I had just started snorkeling in a lovely cove in Bali when something brushed against my leg. Thinking it was a fish, I looked down. It was a plastic shopping bag.
A moment later, it happened again. This time, it was a plastic bottle. Almost immediately, something else brushed against me. Again, more plastic.
In fact, as I looked around me, I realized the water was filled with trash, most of it petroleum-based single-use products. I gave up snorkeling. The water was so thick with detritus that it would be nearly impossible to see anything else.
A couple of days later, we were walking on one of the most beautiful black sand beaches I have seen anywhere in the world. It was off the beaten path from the usual tourist spots on the island and was mostly visited by residents of the tiny village we were staying in. The sand was lovely until you looked at the high tide mark. There, the waves had deposited piles and piles of garbage. The debris was at least six inches deep and six feet wide and stretched along the beach for as far as the eye could see.
Plastic bottles, plastic bags, straws, juice boxes, junk food wrappers, flip flops, small toys, used diapers. Anything that could float in on a wave had. And then it sat there on that beautiful beach, very likely for all of eternity.
Almost everywhere we went in Bali, we saw a lot of trash, particularly along the roadsides. Loose items were everywhere, as well as full plastic bags of garbage. We also frequently saw small piles of trash being burned and the acrid scent of burning plastic filled our nostrils. This is how garbage was handled in Bali when we were there in 2015, although the country is trying to grapple with its plastic problem.
I’m not going to pass judgment on how a nation deals with its refuse because the fact is that here in the US, we create a disproportionate amount of trash for our population and far too much of it ends up in giant holes in the earth or is shipped to other countries.

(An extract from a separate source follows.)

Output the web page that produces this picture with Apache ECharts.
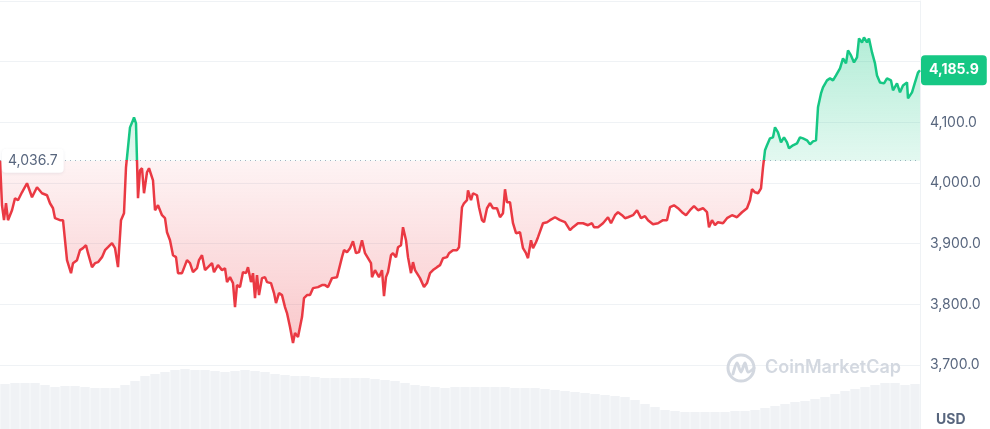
<!DOCTYPE html>
<html><head><meta charset="utf-8">
<script src="https://cdn.jsdelivr.net/npm/echarts@6/dist/echarts.min.js"></script>
<style>html,body{margin:0;padding:0;background:#fff}#c{width:990px;height:429px}</style>
</head><body><div id="c"></div>
<script>
// ---- data ----
const baseline = 4036.7;
const lastPrice = 4185.9;
// time index of each sample (arbitrary uniform time unit)
const timeIdx = [
0,2,4,6,8,12,15,18,22,27,32,37,42,47,50,53,55,60,63,65,67,71,73,77,80,83,86,88,92,95,98,102,105,108,112,115,118,121,124,126,130,133,134,136,138,140,142,144,147,149,
153,155,158,162,165,167,170,173,176,178,182,187,190,193,197,199,202,205,208,212,214,218,222,225,227,230,233,235,237,240,243,246,248,251,253,255,257,259,262,265,267,271,274,276,279,282,285,287,290,293,295,298,302,304,307,
310,313,318,322,325,328,332,337,339,342,344,347,350,353,356,359,362,365,368,371,372,375,377,379,382,384,386,388,391,393,396,398,401,403,406,408,411,413,415,417,420,424,427,430,433,437,440,443,447,449,453,457,459,
462,464,467,468,471,473,477,479,482,484,487,490,493,497,500,503,505,507,510,513,516,520,523,526,528,531,533,536,538,543,547,550,555,560,565,570,573,578,583,588,592,594,598,603,
605,608,611,615,618,622,625,628,633,637,641,645,648,653,658,663,667,670,674,678,682,686,690,694,698,703,707,709,712,715,718,723,727,732,737,742,747,750,752,755,758,761,763,
765,767,770,773,775,778,781,784,787,789,793,797,800,803,807,810,813,816,818,821,823,827,830,833,836,840,843,846,848,851,854,857,859,862,864,867,869,872,875,877,880,884,887,891,893,897,900,903,907,908,912,915,918,920
];
const prices = [
4036.7,3963.3,3938.7,3966.6,3938.7,3955.1,3974.9,3971.6,3984.7,3999.6,3976.5,3993.0,3983.1,3979.8,3966.6,3958.4,3942.0,3938.7,3938.7,3905.7,3872.8,3851.4,3867.9,3872.8,3889.3,3892.6,3897.5,3884.3,3861.3,3867.9,3869.5,3877.8,3889.3,3894.2,3900.8,3892.6,3861.3,3938.7,3950.2,4025.9,4091.7,4103.3,4108.2,4098.3,3974.9,4021.0,4024.3,3983.1,4017.7,4024.3,
4004.5,3955.1,3963.3,3946.9,3942.0,3918.9,3905.7,3881.0,3877.8,3851.4,3851.4,3872.8,3867.9,3853.1,3859.6,3872.8,3881.0,3856.4,3861.3,3867.9,3853.1,3864.6,3856.4,3859.6,3836.6,3844.8,3835.0,3795.4,3831.7,3828.4,3853.1,3851.4,3861.3,3836.6,3851.4,3810.3,3848.1,3815.2,3843.2,3844.8,3836.6,3835.0,3818.5,3802.0,3818.5,3815.2,3795.4,3785.6,3762.5,3736.2,3752.6,3746.1,3779.0,3810.3,3815.2,
3815.2,3826.7,3828.4,3831.7,3831.7,3828.4,3843.2,3844.8,3844.8,3877.8,3889.3,3886.0,3892.6,3904.1,3884.3,3886.0,3905.7,3884.3,3876.1,3867.9,3844.8,3856.4,3856.4,3844.8,3856.4,3813.6,3844.8,3853.1,3881.0,3884.3,3877.8,3894.2,3897.5,3927.1,3905.7,3877.8,3851.4,3869.5,3856.4,3859.6,3843.2,3828.4,3835.0,3851.4,3856.4,3861.3,3864.6,3876.1,3877.8,3884.3,3889.3,3889.3,3894.2,
3960.1,3966.6,3971.6,3988.0,3971.6,3983.1,3979.8,3960.1,3938.7,3935.4,3958.4,3966.6,3958.4,3958.4,3943.6,3950.2,3989.7,3968.3,3968.3,3933.7,3917.3,3918.9,3892.6,3884.3,3876.1,3905.7,3892.6,3902.4,3910.7,3933.7,3935.4,3938.7,3943.6,3938.7,3935.4,3922.2,3927.1,3933.7,3933.7,3930.4,3933.7,3927.1,3927.1,3933.7,
3935.4,3943.6,3933.7,3946.9,3951.8,3946.9,3942.0,3943.6,3946.9,3955.1,3942.0,3945.2,3938.7,3932.1,3933.7,3938.7,3938.7,3960.1,3963.3,3958.4,3951.8,3946.9,3955.1,3961.7,3955.1,3958.4,3951.8,3927.1,3938.7,3930.4,3935.4,3933.7,3942.0,3946.9,3943.6,3951.8,3958.4,3971.6,3989.7,3984.7,3983.1,3991.3,4025.9,
4053.9,4062.1,4073.6,4075.3,4091.7,4083.5,4067.1,4075.3,4067.1,4057.2,4062.1,4065.4,4075.3,4073.6,4070.3,4063.8,4068.7,4070.3,4124.7,4147.7,4157.6,4169.1,4172.4,4169.1,4177.3,4188.9,4205.3,4197.1,4218.5,4210.3,4198.7,4207.0,4238.2,4231.7,4239.9,4231.7,4238.2,4215.2,4197.1,4177.3,4165.8,4164.2,4172.4,4169.1,4152.7,4164.2,4149.4,4160.9,4165.8,4139.5,4149.4,4165.8,4182.0,4185.9
];
// volume profile (relative units)
const volumes = [
9.0,9.2,9.2,9.2,8.8,8.4,8.6,8.6,8.4,8.2,
8.2,8.2,8.8,9.6,10.6,11.0,11.4,11.8,12.0,11.8,
11.8,11.6,11.4,11.6,11.8,11.6,11.4,11.0,10.8,10.6,
10.6,10.4,10.2,10.2,10.2,10.2,10.2,10.0,9.8,9.6,
9.2,8.8,8.6,8.4,8.2,8.4,8.4,8.4,8.4,8.4,
8.4,8.2,8.2,8.2,8.0,7.8,7.6,7.4,7.2,7.0,
6.8,6.6,6.4,5.8,5.0,4.4,3.8,3.6,3.4,3.4,
3.4,3.4,3.4,3.6,3.6,3.8,4.2,4.6,5.0,5.4,
5.6,6.0,6.4,7.0,7.6,8.0,8.4,8.8,9.2,9.2,
8.8,9.0
];
const priceTicks = [3700, 3800, 3900, 4000, 4100];
const currency = 'USD';
const brand = 'CoinMarketCap';

// ---- chart ----
const GREEN = '#16c784', RED = '#ea3943', GRID = '#eff2f5', TXT = '#58667e';
const fmt = v => v.toLocaleString('en-US', {minimumFractionDigits: 1, maximumFractionDigits: 1});
const pricePairs = timeIdx.map((t, i) => [t, prices[i]]);
const volCats = volumes.map((_, i) => i);
const maxP = Math.max(...prices), minP = Math.min(...prices);
const f = (maxP - baseline) / (maxP - minP);

const lineGrad = new echarts.graphic.LinearGradient(0, 0, 0, 1, [
  {offset: 0, color: GREEN}, {offset: f, color: GREEN},
  {offset: f, color: RED}, {offset: 1, color: RED}
]);
const areaGrad = new echarts.graphic.LinearGradient(0, 0, 0, 1, [
  {offset: 0, color: 'rgba(22,199,132,0.32)'},
  {offset: f, color: 'rgba(22,199,132,0.12)'},
  {offset: f, color: 'rgba(234,57,67,0.06)'},
  {offset: 1, color: 'rgba(234,57,67,0.28)'}
]);

const chart = echarts.init(document.getElementById('c'), null, {renderer: 'canvas'});
chart.setOption({
  animation: false,
  grid: [
    {left: 0, right: 70, top: 1, height: 364},
    {left: 0, right: 70, top: 364, height: 65}
  ],
  xAxis: [
    {type: 'value', gridIndex: 0, min: 0, max: 920, show: false},
    {type: 'category', gridIndex: 1, data: volCats, show: false, boundaryGap: true}
  ],
  yAxis: [
    {type: 'value', gridIndex: 0, position: 'right', min: 3700, max: 4300, interval: 100,
     axisLine: {show: true, onZero: false, lineStyle: {color: GRID, width: 1}},
     axisTick: {show: false},
     splitLine: {show: true, lineStyle: {color: GRID, width: 1}},
     axisLabel: {margin: 10, color: TXT, fontFamily: 'Inter', fontSize: 14,
       formatter: v => priceTicks.includes(v) ? fmt(v) : ''}},
    {type: 'value', gridIndex: 1, position: 'right', min: 0, max: 13,
     axisLine: {show: true, onZero: false, lineStyle: {color: GRID, width: 1}},
     axisTick: {show: false}, axisLabel: {show: false}, splitLine: {show: false}}
  ],
  series: [
    {
      type: 'line', xAxisIndex: 0, yAxisIndex: 0, data: pricePairs,
      symbol: 'none', lineStyle: {width: 2.5, color: lineGrad}, z: 5,
      areaStyle: {origin: baseline, opacity: 1, color: areaGrad},
      markLine: {
        silent: true, symbol: 'none', animation: false,
        data: [
          {yAxis: baseline,
           lineStyle: {type: [1, 4], color: '#a6b0c3', width: 1},
           label: {show: true, position: 'insideStart', distance: 2, formatter: fmt(baseline),
             color: TXT, fontFamily: 'Inter', fontSize: 14, backgroundColor: '#fff',
             padding: [5, 6], borderRadius: 4, shadowColor: 'rgba(88,102,126,0.12)', shadowBlur: 3, shadowOffsetY: 1}},
          {yAxis: lastPrice,
           lineStyle: {color: 'rgba(0,0,0,0)', width: 0},
           label: {show: true, position: 'end', distance: 1, formatter: fmt(lastPrice),
             color: '#fff', fontFamily: 'Inter', fontWeight: 'bold', fontSize: 14,
             backgroundColor: GREEN, padding: [8, 8], borderRadius: 4}}
        ]
      }
    },
    {
      type: 'bar', xAxisIndex: 1, yAxisIndex: 1, data: volumes,
      itemStyle: {color: '#f0f2f5'}, barCategoryGap: '6%', silent: true, z: 1
    }
  ],
  graphic: [
    {type: 'circle', z: 100, shape: {cx: 741, cy: 368, r: 13}, style: {fill: 'none', stroke: '#d3d8e0', lineWidth: 3}},
    {type: 'polyline', z: 100, shape: {points: [[733, 374], [737, 363], [741, 372], [745, 363], [748, 372], [754, 368]], smooth: 0.3},
     style: {fill: 'none', stroke: '#d3d8e0', lineWidth: 3, lineJoin: 'round', lineCap: 'round'}},
    {type: 'text', z: 100, left: 765, top: 359, style: {text: brand, font: '600 18px Inter', fill: '#d3d8e0'}},
    {type: 'text', z: 100, left: 936, top: 413, style: {text: currency, font: 'bold 14px Inter', fill: TXT}}
  ]
});
</script></body></html>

A couple of years after we were in Bali, friends of ours were there to dive in various spots around the island. They told us later that they encountered vast amounts of garbage offshore in deeper waters and that it was the worst they had ever seen anywhere.
I’m sharing this story mostly because our experience was so unexpected. Social media had led me to expect pristine beaches, not garbage piles. And of course, there’s the larger unfolding global environmental crisis, of which plastic use is but one of the issues.
Thank you Jen for highlighting this problem. We experienced something similar when we visited a small Shetland island and saw trash on the beach that had floated in from somewhere in the North Sea. It’s jarring and it makes you want to help! I know some organizations are trying to tackle it and doing some innovative things but we need every country to get together and sort this out. We can’t afford to keep polluting our oceans.
I'd "like" this post but there's nothing to enjoy. Thanks for raising awareness!